Similarly, Apple has consistently staked a strong position as the brand favored by young, the hip, and the rebellious, which makes Microsoft, well, the opposite:
This is really a continuation of the same principle wherein humans want to feel like they’re part of a group. One of the easiest ways to establish that feeling is by establishing and in-group vs. out-group mentality.
We talked about this a lot on a recent post covering Cialdini’s 7th Principle of persuasion: unity.
Creating an outgroup is sort of a reverse-granfalloon tactic.
Instead of appealing to a sense of group cohesion, you position you and your group against another one, real or imagined.
While this has been played out poorly many times in history (cults use this to indoctrinate members and isolate them from the world), it’s also an effective positioning strategy. A great example of this is Chubbies and their consistent antagonism towards cargo shorts, pants, and the office.
By positioning themselves against these ideals, they form their own group cohesion and identity (people that wear Chubbies love fun, the weekend, and short and funny shorts).
How to Measure Customer Loyalty and Optimize Over Time
There are many ways to measure customer loyalty, some more complicated than others.
If you’re a market researcher or academic, you’re likely familiar with the more esoteric varieties.

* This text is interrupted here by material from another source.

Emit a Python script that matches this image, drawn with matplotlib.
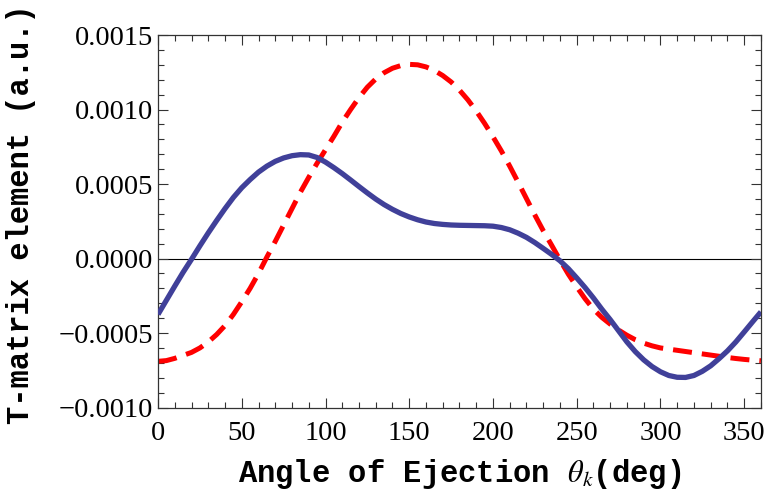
import matplotlib.pyplot as plt
from matplotlib.ticker import MultipleLocator, FuncFormatter

plt.rcParams['mathtext.fontset'] = 'stix'

# angle of ejection (deg)
angle = list(range(0, 365, 5))

# T-matrix element, in units of 1e-4
blue_vals = [-3.75, -2.8, -1.85, -0.92, -0.05, 0.85, 1.72, 2.55, 3.35, 4.1,
             4.75, 5.3, 5.8, 6.2, 6.52, 6.75, 6.9, 6.97, 6.95, 6.78,
             6.47, 6.1, 5.7, 5.27, 4.83, 4.4, 3.99, 3.62, 3.3, 3.02,
             2.79, 2.6, 2.45, 2.35, 2.29, 2.25, 2.23, 2.22, 2.21, 2.2,
             2.17, 2.08, 1.93, 1.7, 1.42, 1.07, 0.68, 0.28, -0.15, -0.68,
             -1.3, -1.95, -2.65, -3.4, -4.1, -4.85, -5.6, -6.25, -6.8, -7.25,
             -7.6, -7.85, -7.97, -7.98, -7.85, -7.57, -7.2, -6.72, -6.2, -5.6,
             -4.93, -4.25, -3.58]
red_vals = [-6.9, -6.85, -6.7, -6.5, -6.3, -6.0, -5.6, -5.1, -4.5, -3.75,
            -2.9, -2.0, -1.0, 0.1, 1.15, 2.25, 3.35, 4.45, 5.45, 6.4,
            7.3, 8.2, 9.15, 10.0, 10.8, 11.5, 12.05, 12.47, 12.77, 12.95,
            13.03, 13.0, 12.86, 12.62, 12.28, 11.85, 11.3, 10.65, 9.9, 9.07,
            8.17, 7.22, 6.2, 5.12, 4.02, 2.92, 1.87, 0.9, -0.1, -1.05,
            -1.9, -2.7, -3.4, -3.95, -4.4, -4.8, -5.15, -5.45, -5.68, -5.86,
            -6.0, -6.08, -6.16, -6.24, -6.32, -6.4, -6.48, -6.56, -6.64, -6.71,
            -6.77, -6.82, -6.86]

blue = [v * 1e-4 for v in blue_vals]
red = [v * 1e-4 for v in red_vals]


def fmt(v, pos):
    if abs(v) < 1e-12:
        return '0.0000'
    return ('%.4f' % v).replace('-', '\u2212')


fig = plt.figure(figsize=(7.69, 4.91), dpi=100)
ax = fig.add_axes([0.2055, 0.170, 0.784, 0.7587])

ax.axhline(0, color='black', linewidth=0.8, zorder=1)
ax.plot(angle, red, color='#ff0000', linewidth=3.6, linestyle=(0, (3.8, 2.0)),
        dash_capstyle='butt', zorder=2)
ax.plot(angle, blue, color='#404099', linewidth=3.8, solid_capstyle='butt',
        solid_joinstyle='round', zorder=3)

ax.set_xlim(0, 360)
ax.set_ylim(-0.001, 0.0015)

ax.xaxis.set_major_locator(MultipleLocator(50))
ax.xaxis.set_minor_locator(MultipleLocator(10))
ax.yaxis.set_major_locator(MultipleLocator(0.0005))
ax.yaxis.set_minor_locator(MultipleLocator(0.0001))
ax.yaxis.set_major_formatter(FuncFormatter(fmt))

ax.tick_params(which='both', direction='in', top=True, right=True,
               width=0.8, colors='#333333')
ax.tick_params(which='major', length=7)
ax.tick_params(which='minor', length=4)
ax.tick_params(axis='x', which='major', pad=9.5)
ax.tick_params(axis='y', which='major', pad=3.5)
for lab in ax.get_xticklabels() + ax.get_yticklabels():
    lab.set_fontfamily('Liberation Serif')
    lab.set_fontsize(20.5)
    lab.set_color('black')
for s in ax.spines.values():
    s.set_linewidth(0.9)
    s.set_color('#333333')

ax.set_xlabel(r'Angle of Ejection $\theta_k$(deg)', fontfamily='Liberation Mono',
              fontweight='bold', fontsize=22)
ax.set_ylabel('T-matrix element (a.u.)', fontfamily='Liberation Mono',
              fontweight='bold', fontsize=22)
ax.xaxis.set_label_coords(0.5, -0.133)
ax.yaxis.set_label_coords(-0.203, 0.52)

fig.savefig('out.png', dpi=100)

For instance, this study from the International Journal of Market Research used five customer loyalty indicators:
- Customers’ overall average rate of buying a variant in the analysis period (typically a year).
- A direct index of repeat buying (the percentage making at least two purchases).

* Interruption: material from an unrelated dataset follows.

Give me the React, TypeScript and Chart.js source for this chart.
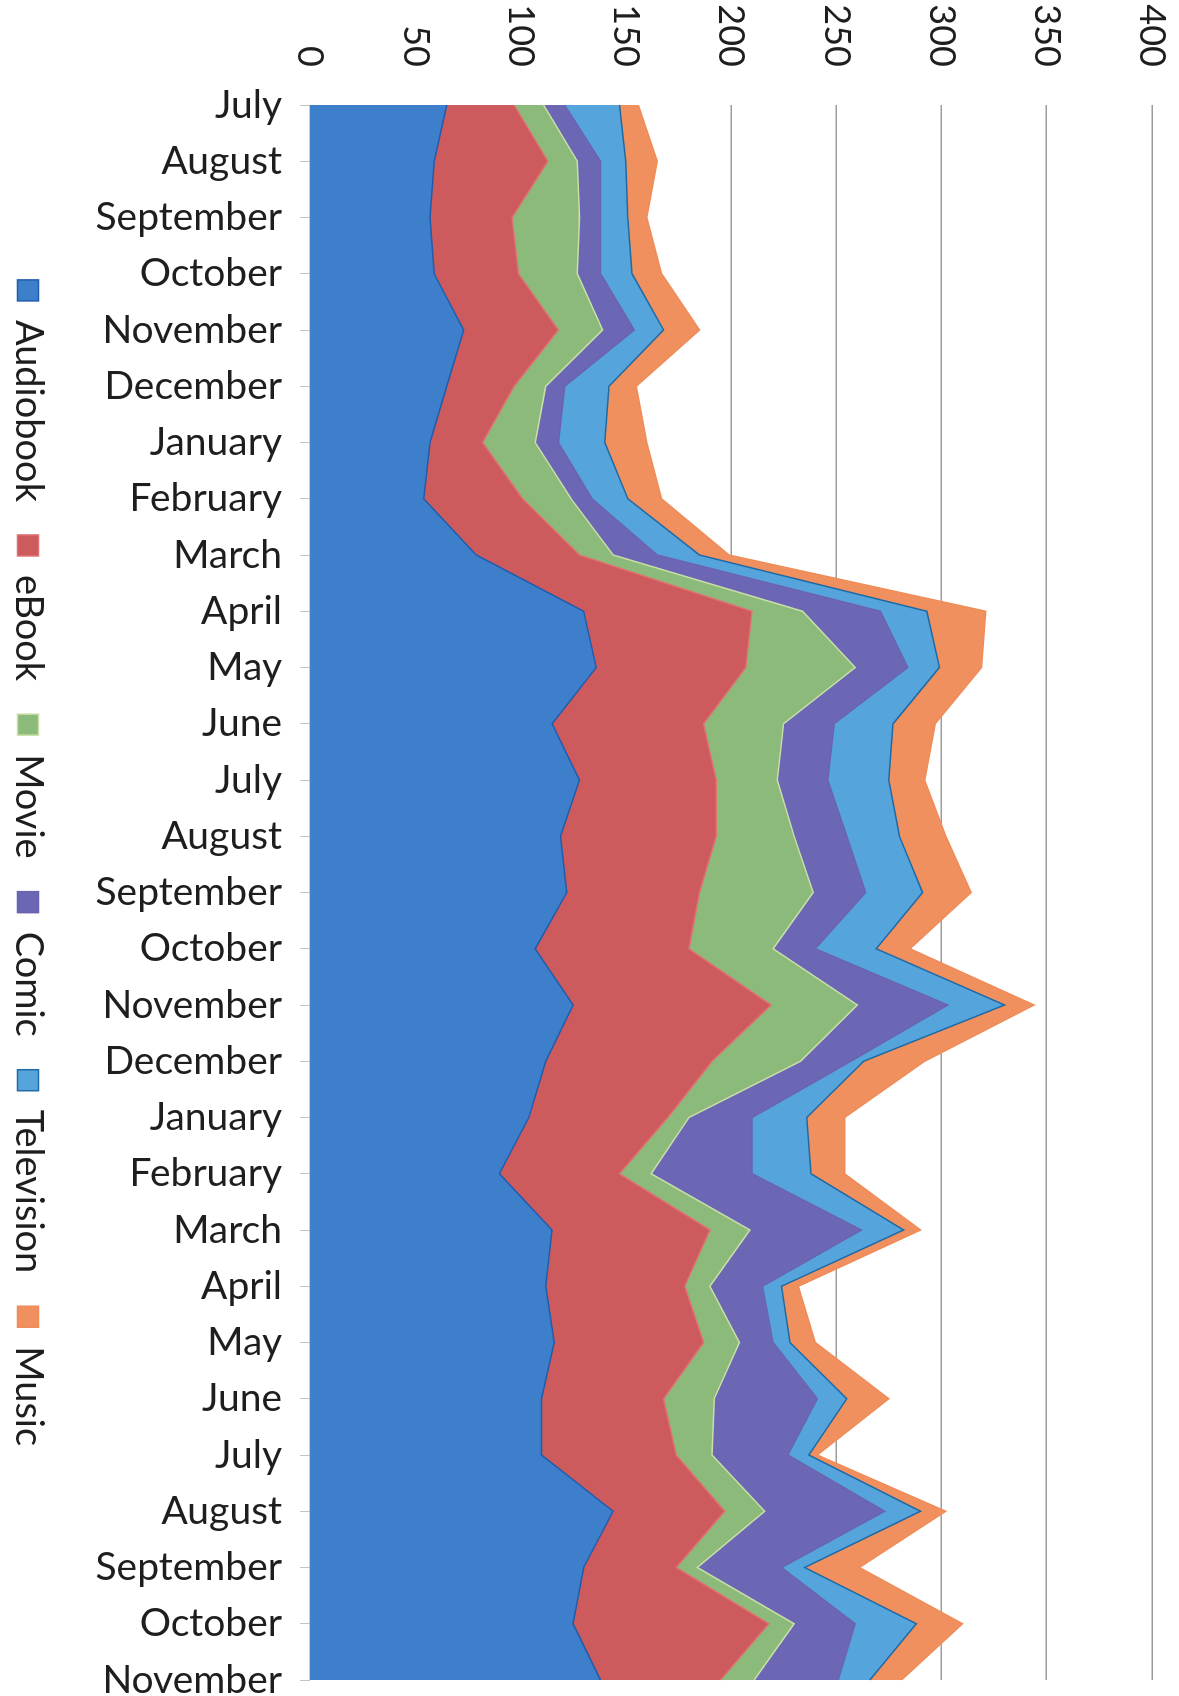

- The incidence of 100%-loyal buyers.
- The SCR (the variant’s share of its customers’ total category requirements).
- The duplication of purchase measure: the percentage of the customers of, say, the large pack size in the analysis period who also bought the small size in the same period.
This approach is, of course, quite robust and extensive in its behavioral and attitudinal measurement. But I’ve found that when something requires this degree of knowledge, complexity, and obstacles, it’s rare that it will actually be done.
Therefore, I propose the easiest way for a company of any size to measure customer loyalty is to use NPS. Though it has downsides (as any metric does), it is simple and you can compare it across companies and industries to get a good idea of where you stand. More importantly, you can measure it longitudinally and compete against yourself to improve your NPS score.
NPS has been shown to correlate strongly with customer loyalty, giving you an accurate indicator of that metric.
The bonus of NPS is that it can be combined into your CRO/experimentation to provide further insights on your efforts. Here’s how John Ekman, founder of Conversionista, put it in a comment on a previous blog post:
John Ekman:
“If you are able to connect the NPS survey to an actual experiment, such as an A/B test or a personalization tactic, you will get additional data out of your experiment.
When people exit the experiment you can measure how much the experience affected their NPS score.
And this data will not only tell you how many clicked or bought, but additional qualitative data on WHY they did so.”
Conclusion
Optimizing for customer loyalty is one of the most important things you can do, yet it’s also one of the most challenging.
For one, it’s tough to make the business case for customer loyalty initiatives because of the long term nature of the ROI. This is certainly true of experiments where the main goal is optimizing for retention: it takes a long time to determine the results.
Second, while there is a ton of research regarding loyalty, there’s a lot of wiggle room on how exactly you execute the strategies. So yes, reduce cognitive load and make your messaging and product simple. Invest heavily in customer support and experience. Stand for something. Reward loyal customers.
But how you do those things is entirely up to you.